David Jonas raises millions for Alzheimer’s Disease


Ellen Braunstein

David Jonas plans annual galas that have raised millions for the Greater Maryland Chapter of the Alzheimer’s Association.

From left: David Jonas and Ellen Yankellow of Correct Rx Pharmacy Services at a Memory Ball (Courtesy)

In his role as senior development manager, corporate initiatives for the chapter, he manages Memory Ball Dancing Stars, a “Dancing With the Stars”-like fundraiser in Baltimore.

Jonas, 57, has a personal connection to the disease. His mother developed early-onset Alzheimer’s in 2020. His father became her primary caregiver and Jonas her secondary.

Both parents have since passed away. Jonas’ aunt and his partner’s aunt were also diagnosed with Alzheimer’s.

“You come to understand what the caregivers are going through, the long goodbye that people talk about when someone says their loved one has Alzheimer’s,” Jonas said.

Jonas lives in Bolton Hill in West Baltimore with his partner Cordell Smith, a federal government employee. Jonas aligns with Reform Judaism and said he is in search of the right temple.

In his youth, he belonged to Congregation Rodfei Zedek in historic Hyde Park on Chicago’s South Side. His grandmother lost her family in the Holocaust, and that gave him a strong Jewish identity, Jonas said. “It’s very engrained in me that the traditions are followed and that I’m being true to my faith,” he said.

Jonas comes from a musical family and played the recorder, French horn and flute in his youth. He also sang in children and youth choirs. In Washington, D.C., where he lived for 15 years, he sung tenor in the Gay Men’s Chorus. Today, he performs with the New Wave Singers in Baltimore. His brother is a musician and cantor in Ashville, N.C.

Jonas has a 25-year background in nonprofit event planning, including fundraisers for the AIDS Walk, American Cancer Society and the U.S. Navy Memorial Foundation. He has formed a team for the Walk to End Alzheimer’s, for which there are six across the state.

Whenever Jonas wears an Alzheimer’s Association T-shirt, “people just come out of the woodwork saying, ‘I know somebody, I have a loved one,’” he said.

His job managing the Memory Ball, he said, is made possible by the many volunteers who eagerly get involved.

Most have a friend or family connection to someone with Alzheimer’s, the most common form of dementia, he said.

“I love the passion and the commitment that the volunteers have for the organization, the fight to find a cure and the effort they put into raising funds and giving a good show,” he said.

Months before the gala, which this year takes place on May 6, Jonas recruits local business leaders to raise funds and perform a dance routine before an audience of 800 supporters at the Baltimore Marriott Waterfront Hotel.

“The dancers are community leaders who are stepping up because they have a loved one or have been affected by Alzheimer’s,” Jonas said. “They want to do something to support the organization.”

Since 2017, Jonas has raised more than $2.8 million, ranking the gala as the Alzheimer’s Association’s sixth most profitable out of 64 in the nation.

Estimates vary, but experts suggest that more than six million Americans, most of them age 65 or older, may have dementia caused by Alzheimer’s.

The 40-year-old Alzheimer’s Association is the world’s leading health organization in Alzheimer’s care, support and research.

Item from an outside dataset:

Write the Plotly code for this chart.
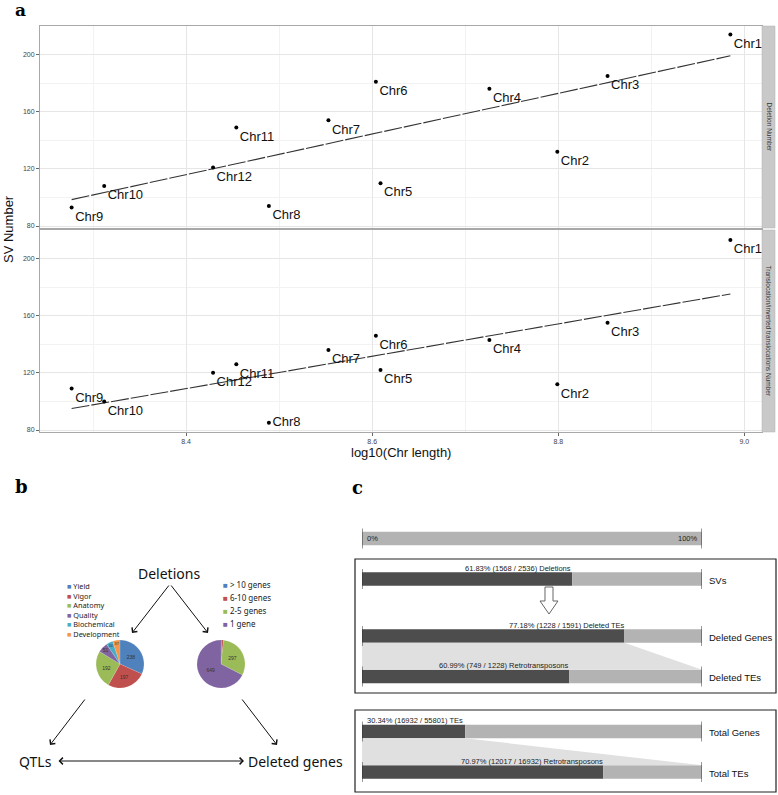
import numpy as np
import plotly.graph_objects as go

# ---------------- data ----------------
chroms = ['Chr1', 'Chr2', 'Chr3', 'Chr4', 'Chr5', 'Chr6', 'Chr7', 'Chr8', 'Chr9', 'Chr10', 'Chr11', 'Chr12']
log_len = [8.985, 8.799, 8.853, 8.726, 8.609, 8.604, 8.553, 8.489, 8.277, 8.312, 8.454, 8.429]
deletion_num = [214, 132, 185, 176, 110, 181, 154, 94, 93, 108, 149, 121]
transloc_num = [213, 112, 155, 143, 122, 146, 136, 85, 109, 100, 126, 120]
x_ticks = [8.4, 8.6, 8.8, 9.0]
y_ticks = [80, 120, 160, 200]
strip_labels = ['Deletion Number', 'Translocation/inverted translocations Number']

qtl_labels = ['Yield', 'Vigor', 'Anatomy', 'Quality', 'Biochemical', 'Development']
qtl_values = [238, 197, 192, 51, 34, 37]
gene_labels = ['> 10 genes', '6-10 genes', '2-5 genes', '1 gene']
gene_values = [6, 10, 297, 649]

bar_rows = ['SVs', 'Deleted Genes', 'Deleted TEs', 'Total Genes', 'Total TEs']
bar_pct = [61.83, 77.18, 60.99, 30.34, 70.97]
bar_text = ['61.83% (1568 / 2536) Deletions', '77.18% (1228 / 1591) Deleted TEs',
            '60.99% (749 / 1228) Retrotransposons', '30.34% (16932 / 55801) TEs',
            '70.97% (12017 / 16932) Retrotransposons']

# ---------------- layout helpers ----------------
W, H = 778, 795
def px(x):
    return x / W
def py(y):
    return 1 - y / H

excel = ['#4F81BD', '#C0504D', '#9BBB59', '#8064A2', '#4BACC6', '#F79646']
FONT = 'Liberation Sans'
BFONT = 'Noto Sans'

def label(text, x, y, size, family=FONT, color='#111', xanchor='center', yanchor='middle', **kw):
    return dict(text=text, xref='paper', yref='paper', x=px(x), y=py(y), showarrow=False,
                xanchor=xanchor, yanchor=yanchor, font=dict(family=family, size=size, color=color), **kw)

fig = go.Figure()

# ---------------- panel a ----------------
xr = [8.243, 9.019]
yr = [78.6, 220.0]
for idx, (vals, xa, ya) in enumerate([(deletion_num, 'x', 'y'), (transloc_num, 'x2', 'y2')]):
    xs = np.array(log_len)
    ys = np.array(vals, dtype=float)
    k, b = np.polyfit(xs, ys, 1)
    xl = np.array([xs.min(), xs.max()])
    fig.add_trace(go.Scatter(x=xl, y=k * xl + b, mode='lines', xaxis=xa, yaxis=ya,
                             line=dict(color='#333333', width=1.1, dash='18px,2px'),
                             hoverinfo='skip'))
    tpos = ['bottom right'] * len(chroms)
    if idx == 1:
        tpos[chroms.index('Chr8')] = 'middle right'
    fig.add_trace(go.Scatter(x=log_len, y=vals, mode='markers+text', text=chroms,
                             textposition=tpos, xaxis=xa, yaxis=ya, cliponaxis=False,
                             textfont=dict(family=FONT, size=13, color='#111'),
                             marker=dict(color='black', size=4)))

grid_major = '#e6e6e6'
grid_minor = '#f2f2f2'
axis_common = dict(showline=True, mirror=True, linecolor='#a8a8a8', linewidth=1,
                   showgrid=True, gridcolor=grid_major, gridwidth=1, zeroline=False,
                   ticklen=3, tickcolor='#666',
                   tickfont=dict(family=FONT, size=7, color='#444'))
xdom = [px(40), px(762)]
fig.update_layout(
    xaxis=dict(domain=xdom, anchor='y', range=xr, tickvals=x_ticks, showticklabels=False, ticks='',
               minor=dict(dtick=0.1, tick0=8.3, showgrid=True, gridcolor=grid_minor),
               **axis_common),
    yaxis=dict(domain=[py(228), py(26)], anchor='x', range=yr, tickvals=y_ticks, ticks='outside',
               minor=dict(dtick=20, tick0=80, showgrid=True, gridcolor=grid_minor),
               **axis_common),
    xaxis2=dict(domain=xdom, anchor='y2', range=xr, tickvals=x_ticks, ticks='outside',
                ticktext=[f'{v:.1f}' for v in x_ticks],
                minor=dict(dtick=0.1, tick0=8.3, showgrid=True, gridcolor=grid_minor),
                **axis_common),
    yaxis2=dict(domain=[py(432), py(230)], anchor='x2', range=yr, tickvals=y_ticks, ticks='outside',
                minor=dict(dtick=20, tick0=80, showgrid=True, gridcolor=grid_minor),
                **axis_common),
)

shapes = []
annotations = []
# strips
for (y0, y1), lab in zip([(26, 228), (230, 432)], strip_labels):
    shapes.append(dict(type='rect', xref='paper', yref='paper', x0=px(762), x1=px(775),
                       y0=py(y1), y1=py(y0), fillcolor='#c9c9c9', line=dict(color='#b0b0b0', width=0.5)))
    annotations.append(label(lab, 768.5, (y0 + y1) / 2, 6.5, color='#333', textangle=90))

annotations += [
    label('SV Number', 9, 229, 13, textangle=-90),
    label('log10(Chr length)', 401, 452, 13),
    label('<b>a</b>', 20, 10.5, 17, family='DejaVu Serif', color='black', borderpad=0),
    label('<b>b</b>', 21, 486, 18, family='DejaVu Serif', color='black'),
    label('<b>c</b>', 357, 487, 18, family='DejaVu Serif', color='black'),
]

# ---------------- panel b ----------------
r = 24
for labels, vals, cx, cy in [(qtl_labels, qtl_values, 120, 664), (gene_labels, gene_values, 221, 664)]:
    fig.add_trace(go.Pie(labels=labels, values=vals, sort=False, direction='clockwise', rotation=0,
                         marker=dict(colors=excel[:len(vals)], line=dict(color='rgba(255,255,255,0.4)', width=0.3)),
                         textinfo='value', textposition='inside', insidetextorientation='horizontal',
                         textfont=dict(size=5, color='#333', family=FONT),
                         domain=dict(x=[px(cx - r), px(cx + r)], y=[py(cy + r), py(cy - r)]),
                         showlegend=False))

# manual legends
for i, lab in enumerate(qtl_labels):
    annotations.append(label(f'<span style="color:{excel[i]}">■</span> {lab}', 66, 586 + i * 9.6, 7.3,
                             family=BFONT, color='#222', xanchor='left', borderpad=0))
for i, lab in enumerate(gene_labels):
    annotations.append(label(f'<span style="color:{excel[i]}">■</span> {lab}', 222, 584 + i * 13, 8,
                             family=BFONT, color='#222', xanchor='left', borderpad=0))

annotations += [
    label('Deletions', 169, 573, 14, family=BFONT),
    label('QTLs', 35, 761, 14, family=BFONT),
    label('Deleted genes', 295, 761, 14, family=BFONT),
]
arrow_style = dict(showarrow=True, arrowhead=4, arrowsize=1.3, arrowwidth=1, arrowcolor='#111',
                   xref='paper', yref='paper', text='', standoff=0, startstandoff=0)
for head, tail in [((132, 633), (170, 584)), ((208, 633), (170, 584)),
                   ((50, 745), (86, 698)), ((277, 745), (241, 698))]:
    annotations.append(dict(x=px(head[0]), y=py(head[1]), ax=tail[0] - head[0], ay=tail[1] - head[1],
                            **arrow_style))
annotations.append(dict(x=px(244), y=py(761), ax=57 - 244, ay=0, arrowside='end+start', **arrow_style))

# ---------------- panel c ----------------
row_y = {'scale': 538.5, 'SVs': 579, 'Deleted Genes': 636, 'Deleted TEs': 676.5,
         'Total Genes': 731.5, 'Total TEs': 772}
bw = 13.5
dark = '#4d4d4d'
light = '#b3b3b3'
fill = '#e0e0e0'

# connecting trapezoids
for upper, lower in [('Deleted Genes', 'Deleted TEs'), ('Total Genes', 'Total TEs')]:
    p = bar_pct[bar_rows.index(upper)]
    yu = row_y[upper] + bw / 2
    yl = row_y[lower] - bw / 2
    fig.add_trace(go.Scatter(x=[0, p, 100, 0, 0], y=[yu, yu, yl, yl, yu], fill='toself', mode='lines',
                             line=dict(width=0), fillcolor=fill, xaxis='x3', yaxis='y3', hoverinfo='skip'))

# scale bar
fig.add_trace(go.Bar(y=[row_y['scale']], x=[100], base=[0], orientation='h', width=bw,
                     marker=dict(color=light, line=dict(width=0)), xaxis='x3', yaxis='y3'))
ys = [row_y[r_] for r_ in bar_rows]
fig.add_trace(go.Bar(y=ys, x=bar_pct, base=[0] * len(bar_pct), orientation='h', width=bw,
                     marker=dict(color=dark, line=dict(width=0)), xaxis='x3', yaxis='y3'))
fig.add_trace(go.Bar(y=ys, x=[100 - p for p in bar_pct], base=bar_pct, orientation='h', width=bw,
                     marker=dict(color=light, line=dict(width=0)), xaxis='x3', yaxis='y3'))

fig.update_layout(
    xaxis3=dict(domain=[px(362), px(702)], range=[0, 100], visible=False, anchor='y3'),
    yaxis3=dict(domain=[0, py(520)], range=[795, 520], visible=False, anchor='x3'),
    barmode='overlay',
)

for key in ['scale'] + bar_rows:
    c = row_y[key]
    for xv in (0, 100):
        shapes.append(dict(type='line', xref='x3', yref='y3', x0=xv, x1=xv, y0=c - 10, y1=c + 10,
                           line=dict(color='#333', width=1)))

label_x = [45.9, 60.3, 41.5, 15.6, 50.0]
for key, txt, lx in zip(bar_rows, bar_text, label_x):
    annotations.append(dict(text=txt, xref='x3', yref='y3', x=lx, y=row_y[key] - bw / 2 - 4,
                            xanchor='center', yanchor='middle',
                            showarrow=False, font=dict(family=FONT, size=7.5, color='#222')))
    annotations.append(dict(text=key, xref='paper', yref='y3', x=px(707), y=row_y[key] + 1,
                            xanchor='left', yanchor='middle', showarrow=False,
                            font=dict(family=FONT, size=9.5, color='#111')))
annotations += [
    dict(text='0%', xref='x3', yref='y3', x=0.8, y=row_y['scale'], xanchor='left', yanchor='middle',
         showarrow=False, font=dict(family=FONT, size=7.5, color='#222')),
    dict(text='100%', xref='x3', yref='y3', x=99.3, y=row_y['scale'], xanchor='right', yanchor='middle',
         showarrow=False, font=dict(family=FONT, size=7.5, color='#222')),
]

# boxes
for y0, y1 in [(559, 693), (710, 792)]:
    shapes.append(dict(type='rect', xref='paper', yref='paper', x0=px(355), x1=px(776),
                       y0=py(y1), y1=py(y0), line=dict(color='#222', width=1.2), fillcolor='rgba(0,0,0,0)',
                       layer='above'))

# hollow down arrow
def P(x, y):
    return f'{px(x):.5f},{py(y):.5f}'
arrow_path = ('M ' + P(545, 587) + ' L ' + P(553, 587) + ' L ' + P(553, 601) + ' L ' + P(558, 601) +
              ' L ' + P(549, 614) + ' L ' + P(540, 601) + ' L ' + P(545, 601) + ' Z')
shapes.append(dict(type='path', xref='paper', yref='paper', path=arrow_path,
                   fillcolor='white', line=dict(color='#666', width=1)))

fig.update_layout(
    width=W, height=H, autosize=False,
    margin=dict(l=0, r=0, t=0, b=0),
    paper_bgcolor='white', plot_bgcolor='white',
    showlegend=False,
    shapes=shapes, annotations=annotations,
    font=dict(family=FONT),
)

fig.write_html('out.html', config={'displayModeBar': False},
               post_script="document.body.style.margin='0';document.body.style.overflow='hidden';")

The funds raised go toward research, public education and grant-funded respite programs for full-time caregivers.

“We have a respite program where if someone is a full-time caregiver for their parents or loved one and just needs to take a few hours off, they can apply for a grant for someone to cover for them,” Jonas said.

Jonas said that the association sponsors police training on how to interact with someone they suspect might have Alzheimer’s. The same goes for corporations to recognize if a coworker might be showing signs of the disease.

Jonas tries to be a source of inspiration to the volunteers and dancers at the Memory Ball.

“I teach them to be loud and proud,” he said. “You are doing this on behalf of the organization, and people need to hear that you are out there on the front lines supporting the organization. Eight out of 10 times, people step up and say, ‘I’ll do something for you. I’ll donate to you. I’d love to join you.’”

Ellen Braunstein is a freelance writer.